Надо полагать, что в тоне моего вопроса зазвучало для Гурвича нечто выходящее за формальные пределы опроса. Мне показалось, что он почувствовал не только недоумение, но и искреннюю жалость в моем вопросе. Он густо покраснел, подумал и скороговоркой сказал, что слова его об отсутствии друзей не следует понимать так буквально, что в детстве и юности он, конечно, кое-каких друзей имел и т. д.
Не будем разбирать, что тут было: инстинктивное ли желание отвести от себя предположение о причинах его холодности и бездушии или вставшее перед ним в этот момент с особой силой тяжкое сознание утраченных возможностей. Для меня важно то, что этот удар по его, не столько сухому, сколько засушенному сердцу, дал крошечную, но отрадную искорку. Сумеем ли мы раздуть эту искорку в пламя, или она, под влиянием тех или иных причин, угаснет окончательно, – предоставляю об этом судить ложе. Не скрою лишь, что описанный момент меня глубоко тронул.
Позволю себе резюмировать сказанное тривиальным уподоблением: принимая профана Гурвича в нашу среду, мы начинаем игру, от которой можем получить крупный выигрыш; но и проигрыш может оказаться не менее (а, может быть, и более крупным).
Решимся ли мы на эту игру?
Лично за себя, – я пока ограничиваюсь решением голосовать за допущение профана Гурвича к опросу под повязкой. Единоличный опрос, при всех своих преимуществах в смысле интимности и непосредственности, не может, по моему мнению, не носить отпечатка некоторой односторонности, – в связи с подходом опрашиваемого к поставленной задаче. Поэтому я и остановился на указанном решении, несмотря на сугубо тяжкие – по особенностям Гурвича – перспективы, в случае, в конце концов, неприятия его.

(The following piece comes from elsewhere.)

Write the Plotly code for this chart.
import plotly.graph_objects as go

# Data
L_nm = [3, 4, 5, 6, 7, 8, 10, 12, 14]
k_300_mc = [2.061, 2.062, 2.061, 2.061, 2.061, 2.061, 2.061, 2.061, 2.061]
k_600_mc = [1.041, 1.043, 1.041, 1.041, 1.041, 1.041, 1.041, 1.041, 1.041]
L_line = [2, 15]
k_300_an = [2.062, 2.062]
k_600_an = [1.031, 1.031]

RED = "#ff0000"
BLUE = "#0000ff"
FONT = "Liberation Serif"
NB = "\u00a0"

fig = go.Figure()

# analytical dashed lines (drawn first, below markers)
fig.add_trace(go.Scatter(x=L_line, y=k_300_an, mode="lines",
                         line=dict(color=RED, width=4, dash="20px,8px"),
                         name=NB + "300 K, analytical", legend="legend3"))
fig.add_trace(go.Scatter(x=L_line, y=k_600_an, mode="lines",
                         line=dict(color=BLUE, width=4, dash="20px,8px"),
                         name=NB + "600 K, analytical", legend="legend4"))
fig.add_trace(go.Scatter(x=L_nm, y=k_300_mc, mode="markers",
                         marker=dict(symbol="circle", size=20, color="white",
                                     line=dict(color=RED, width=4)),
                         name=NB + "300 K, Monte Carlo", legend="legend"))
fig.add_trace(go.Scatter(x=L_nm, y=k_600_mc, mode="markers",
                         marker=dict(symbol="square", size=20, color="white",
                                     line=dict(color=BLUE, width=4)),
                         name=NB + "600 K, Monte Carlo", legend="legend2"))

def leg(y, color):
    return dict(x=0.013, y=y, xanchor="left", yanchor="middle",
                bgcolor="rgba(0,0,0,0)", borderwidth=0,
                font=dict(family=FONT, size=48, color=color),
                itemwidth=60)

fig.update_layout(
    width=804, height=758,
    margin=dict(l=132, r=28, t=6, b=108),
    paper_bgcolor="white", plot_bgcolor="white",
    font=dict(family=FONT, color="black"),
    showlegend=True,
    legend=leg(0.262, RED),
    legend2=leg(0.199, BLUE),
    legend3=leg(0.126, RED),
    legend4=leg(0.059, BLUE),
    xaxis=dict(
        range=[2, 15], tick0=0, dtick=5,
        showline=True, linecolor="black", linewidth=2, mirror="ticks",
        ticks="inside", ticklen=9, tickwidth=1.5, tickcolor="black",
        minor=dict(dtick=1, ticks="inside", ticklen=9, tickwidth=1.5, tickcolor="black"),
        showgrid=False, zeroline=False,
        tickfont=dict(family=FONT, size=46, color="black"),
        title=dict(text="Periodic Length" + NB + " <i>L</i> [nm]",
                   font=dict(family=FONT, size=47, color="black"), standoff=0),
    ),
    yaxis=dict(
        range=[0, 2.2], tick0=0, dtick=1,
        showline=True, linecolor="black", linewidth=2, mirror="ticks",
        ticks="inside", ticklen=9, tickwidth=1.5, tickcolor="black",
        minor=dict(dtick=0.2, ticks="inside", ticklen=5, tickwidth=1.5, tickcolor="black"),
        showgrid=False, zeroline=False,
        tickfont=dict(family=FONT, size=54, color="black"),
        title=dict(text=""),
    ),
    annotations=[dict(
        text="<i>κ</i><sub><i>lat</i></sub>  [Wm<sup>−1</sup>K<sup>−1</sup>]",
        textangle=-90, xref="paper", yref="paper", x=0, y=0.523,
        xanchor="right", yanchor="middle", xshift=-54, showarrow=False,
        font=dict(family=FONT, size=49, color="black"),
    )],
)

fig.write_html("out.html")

Опрос под повязкой, при том особливом внимании, которое, несомненно, проявит к нему ложа в этом исключительном случае, – вероятно, даст братьям ценный дополнительный материал для суждения о профане Гурвиче; мне же представится возможность еще раз проверить свои впечатления и подвести им окончательный итог.
Брат Гурович
ПС. Прошу простить мне многочисленные помарки и поправки: писал, «волнуясь и спеша».
Комментарий
По правилам ложи «Северная Звезда» прием осуществлялся по следующей схеме: после подачи прошения о приеме кандидат должен был пройти собеседования с братом – мастером ложи и с братом – офицером ложи. В случае возникновения сомнений проводились дополнительные опросы. Затем кандидата приглашали на общее собрание данной ложи, он с завязанными глазами («под повязкой») вводился в зал собраний после открытия работ и должен был ответить на вопросы любого из присутствующих братьев. По результатам опроса ложа проводила голосование, о результатах которого кандидат уведомлялся впоследствии (см. Регламент Великой ложи «Северная Звезда», находящийся в указанном выше архивном фонде). Данные отзывы представляют собой результаты опросов, которые Гурвич должен был пройти при вступлении в ложу после подачи заявления 2 апреля 1928 г. Они проведены Я. С. Маргулиесом, Б. Н. Миркин-Гецевичем (более известным под литературным псевдонимом Мирский), М. А. Осоргиным (Ильин). По результатам опросов 27 апреля 1928 г. принято решение об инициации Г. Д. Гурвича. По неизвестным причинам этот ритуал был отложен и достопочтенный мастер (руководитель) ложи Н. Д. Авксентьев поручил Я. С. Гуровичу провести еще один опрос (от 3 мая 1928 г.), результат которого решил в положительную сторону вопрос допущения Гурвича к опросу «под повязкой» и принятия его в состав ложи.
Париж, 27.04.1928.
Отрывок из анкеты, заполняемой при вступлении в ложу «Северная Звезда»
(пер. с фр.)
Каковы причины Вашего желания быть допущенным в масонство и каково Ваше мнение о масонстве и о декларации принципов масонства, предшествующей данной анкете? В масонстве меня привлекает настоящая практика солидарности: солидарность легко утверждать как принцип, но очень трудно суметь по-настоящему осуществить ее на практике. Надеюсь научиться этому у масонов. Принципы, сформулированные в масонской декларации, являются также и моими принципами и я полностью их разделяю. Я только не хочу, чтобы «причина» [942]понималась исключительно в плане научном, т. е. только как причина интеллектуальная. Воля и чувство имеют свои собственные «законы, неведомые разуму (интеллекту)» (Паскаль) – они имеют свои интуитивные формы и свои законы, а автономная этика является неотъемлемым элементом не только религии, но и науки. Наука основана, прежде всего, на волящей и чувственной интуиции.